As sensor technology advanced, thermal imaging began to migrate from bulky, experimental devices to more compact and accessible systems. In the 1990s and early 2000s, military and law enforcement embraced thermal optics for surveillance and tactical operations, which in turn influenced filmmakers. Documentaries and action thrillers started to incorporate thermal footage to convey the intensity of night-time raids and stealth operations.

For example, in Zero Dark Thirty, the climactic raid sequence utilized a mix of night vision and thermal imaging. This fusion created an immersive experience that allowed audiences to perceive the operation through the eyes of the soldiers – a perspective that would have been impossible to achieve with conventional cameras alone. Similarly, the film Sicario employed thermal imaging during covert border operations, accentuating the tension of clandestine movements and underscoring the inherent unpredictability of such missions.

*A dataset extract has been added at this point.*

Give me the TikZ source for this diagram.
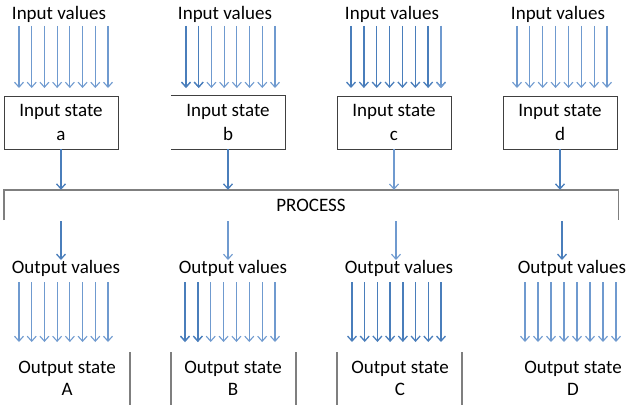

Modern Innovations: Digital Thermal Imaging And New Visual Effects

The advent of digital sensor technology has revolutionized thermal optics in filmmaking. Today’s thermal cameras offer high-resolution, real-time imaging that is far more accessible and versatile than their predecessors, notes Pulsar.

One striking example is Dune: Part Two, in which director Denis Villeneuve opted to film scenes on the hostile, cold planet of Giedi Prime entirely with infrared cameras. This bold choice produced what critics have come to call the Harkonnen Effect – a visually arresting, almost hyper-real depiction of a dystopian environment where traditional color cinematography would have failed to capture the eerie atmosphere.

Another notable use of thermal optics in contemporary cinema is found in nature documentaries. The Netflix series Night on Earth employs thermal imaging alongside conventional night vision to capture the nocturnal behaviors of wildlife. This approach not only reveals hidden details in the animal kingdom but also emphasizes the contrast between living creatures and their cooler, often camouflaged surroundings. By doing so, filmmakers can tell a more dynamic story of survival and adaptation in the natural world.

Beyond narrative filmmaking, thermal optics also have found a place in experimental and art-house projects. Directors interested in creating visually unique pieces have used thermal imaging to reframe mundane subjects into extraordinary visuals. For example, short films and music videos have incorporated thermal footage to evoke surreal, dreamlike states or to underscore the passage of time by highlighting subtle changes in heat distribution. These creative uses showcase how far infrared technology has come – from a military tool to a medium for artistic expression.

Bridging The Gap Between Science And Art

The evolution of thermal optics illustrates a fascinating convergence of technology and creativity. What began as a method to detect enemy forces or to study the environment from a thermal perspective has grown into a rich visual language. Filmmakers today can seamlessly blend thermal imagery with traditional cinematography, digital effects, and even computer-generated imagery to craft a multi-layered narrative that engages viewers on both an intellectual and emotional level.

This merging of scientific imaging with artful storytelling continues to push the boundaries of visual narrative. As technology further improves – yielding even more compact, high-resolution, and cost-effective thermal cameras – we can expect thermal optics to remain a dynamic and influential tool in the cinematic arsenal.

From its experimental debut in Fort Apache to its modern-day use in films like Dune: Part Two, thermal optics have transformed the way stories are told on screen. By illuminating what the human eye cannot see, thermal imaging enriches visual storytelling, providing filmmakers with a powerful tool to evoke atmosphere, tension, and beauty in ways that transcend the limits of traditional photography.